**TASK DETAILS:** Retype all of the listing exactly, passing over any picture you find.

**DATA SHOWN:**
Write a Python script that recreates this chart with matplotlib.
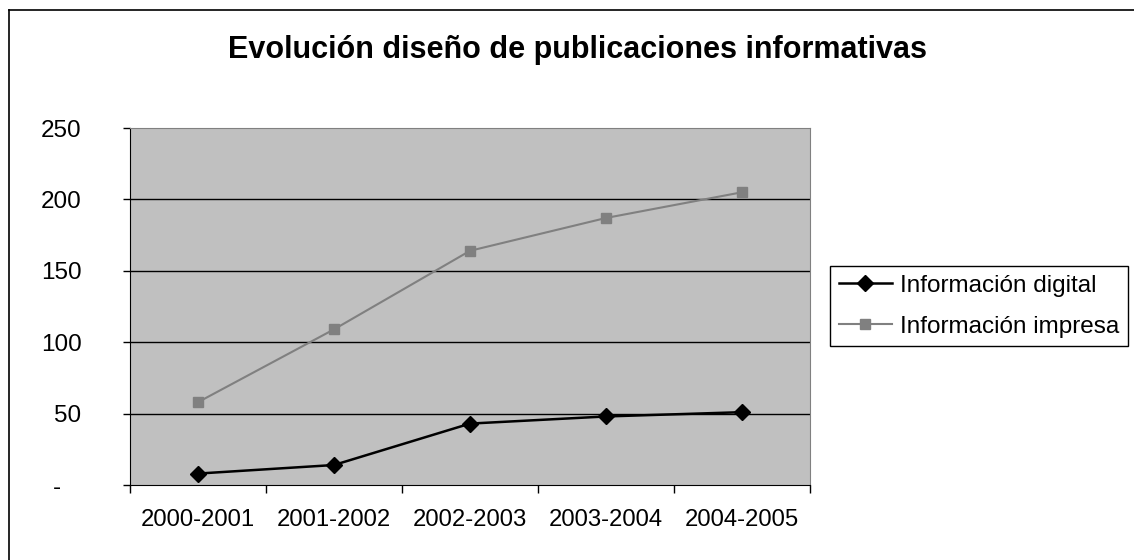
import matplotlib.pyplot as plt
from matplotlib.lines import Line2D
from matplotlib.ticker import FixedLocator, FuncFormatter

plt.rcParams["font.family"] = ["Liberation Sans", "DejaVu Sans"]

periods = ["2000-2001", "2001-2002", "2002-2003", "2003-2004", "2004-2005"]
digital = [8, 14, 43, 48, 51]
impresa = [58, 109, 164, 187, 205]
y_ticks = [0, 50, 100, 150, 200, 250]

fig = plt.figure(figsize=(11.34, 5.6), dpi=100)
ax = fig.add_axes([130 / 1134, 1 - 485 / 560, 680 / 1134, 357 / 560])
ax.set_facecolor("#c0c0c0")

x = list(range(len(periods)))
ax.plot(x, digital, color="black", lw=1.8, marker="D", ms=8,
        label="Información digital", zorder=3)
ax.plot(x, impresa, color="#808080", lw=1.5, marker="s", ms=7.5,
        label="Información impresa", zorder=3)

ax.set_xlim(-0.5, len(periods) - 0.5)
ax.set_ylim(0, 250)

# category labels centred, tick marks on category boundaries
ax.set_xticks(x)
ax.set_xticklabels(periods, fontsize=17.2)
ax.xaxis.set_minor_locator(FixedLocator([i - 0.5 for i in range(len(periods) + 1)]))
ax.tick_params(axis="x", which="major", length=0, pad=17)
ax.tick_params(axis="x", which="minor", length=6, width=1, color="black")

ax.set_yticks(y_ticks)
ax.yaxis.set_major_formatter(FuncFormatter(lambda v, p: "-   " if v == 0 else f"{v:.0f}"))
ax.tick_params(axis="y", length=5, width=1, pad=30, labelsize=17.5)

for v in y_ticks[1:-1]:
    ax.axhline(v, color="black", lw=1, zorder=1)

for side in ["left", "bottom"]:
    ax.spines[side].set_color("black")
for side in ["top", "right"]:
    ax.spines[side].set_color("#808080")

fig.text(577 / 1134, 1 - 58 / 560, "Evolución diseño de publicaciones informativas",
         fontsize=22, fontweight="bold", ha="center", va="baseline")

leg = ax.legend(loc="upper left", bbox_to_anchor=(830 / 1134, 1 - 266 / 560),
                bbox_transform=fig.transFigure, fontsize=17.5, frameon=True,
                fancybox=False, edgecolor="black", framealpha=1,
                handlelength=2.2, handletextpad=0.33, labelspacing=0.8,
                borderpad=0.35, borderaxespad=0)
leg.get_frame().set_linewidth(1)

# outer chart frame (only top and left edges are inside the picture)
fig.lines.append(Line2D([9 / 1134, 9 / 1134], [0, 1 - 10 / 560],
                        transform=fig.transFigure, color="black", lw=1.2))
fig.lines.append(Line2D([9 / 1134, 1], [1 - 10 / 560, 1 - 10 / 560],
                        transform=fig.transFigure, color="black", lw=1.2))

fig.savefig("out.png", dpi=100, facecolor="white")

**COMPLETED TASK:**
Write a Python script that recreates this chart with matplotlib.
import matplotlib.pyplot as plt
from matplotlib.lines import Line2D
from matplotlib.ticker import FixedLocator, FuncFormatter

plt.rcParams["font.family"] = ["Liberation Sans", "DejaVu Sans"]

periods = ["2000-2001", "2001-2002", "2002-2003", "2003-2004", "2004-2005"]
digital = [8, 14, 43, 48, 51]
impresa = [58, 109, 164, 187, 205]
y_ticks = [0, 50, 100, 150, 200, 250]

fig = plt.figure(figsize=(11.34, 5.6), dpi=100)
ax = fig.add_axes([130 / 1134, 1 - 485 / 560, 680 / 1134, 357 / 560])
ax.set_facecolor("#c0c0c0")

x = list(range(len(periods)))
ax.plot(x, digital, color="black", lw=1.8, marker="D", ms=8,
        label="Información digital", zorder=3)
ax.plot(x, impresa, color="#808080", lw=1.5, marker="s", ms=7.5,
        label="Información impresa", zorder=3)

ax.set_xlim(-0.5, len(periods) - 0.5)
ax.set_ylim(0, 250)

# category labels centred, tick marks on category boundaries
ax.set_xticks(x)
ax.set_xticklabels(periods, fontsize=17.2)
ax.xaxis.set_minor_locator(FixedLocator([i - 0.5 for i in range(len(periods) + 1)]))
ax.tick_params(axis="x", which="major", length=0, pad=17)
ax.tick_params(axis="x", which="minor", length=6, width=1, color="black")

ax.set_yticks(y_ticks)
ax.yaxis.set_major_formatter(FuncFormatter(lambda v, p: "-   " if v == 0 else f"{v:.0f}"))
ax.tick_params(axis="y", length=5, width=1, pad=30, labelsize=17.5)

for v in y_ticks[1:-1]:
    ax.axhline(v, color="black", lw=1, zorder=1)

for side in ["left", "bottom"]:
    ax.spines[side].set_color("black")
for side in ["top", "right"]:
    ax.spines[side].set_color("#808080")

fig.text(577 / 1134, 1 - 58 / 560, "Evolución diseño de publicaciones informativas",
         fontsize=22, fontweight="bold", ha="center", va="baseline")

leg = ax.legend(loc="upper left", bbox_to_anchor=(830 / 1134, 1 - 266 / 560),
                bbox_transform=fig.transFigure, fontsize=17.5, frameon=True,
                fancybox=False, edgecolor="black", framealpha=1,
                handlelength=2.2, handletextpad=0.33, labelspacing=0.8,
                borderpad=0.35, borderaxespad=0)
leg.get_frame().set_linewidth(1)

# outer chart frame (only top and left edges are inside the picture)
fig.lines.append(Line2D([9 / 1134, 9 / 1134], [0, 1 - 10 / 560],
                        transform=fig.transFigure, color="black", lw=1.2))
fig.lines.append(Line2D([9 / 1134, 1], [1 - 10 / 560, 1 - 10 / 560],
                        transform=fig.transFigure, color="black", lw=1.2))

fig.savefig("out.png", dpi=100, facecolor="white")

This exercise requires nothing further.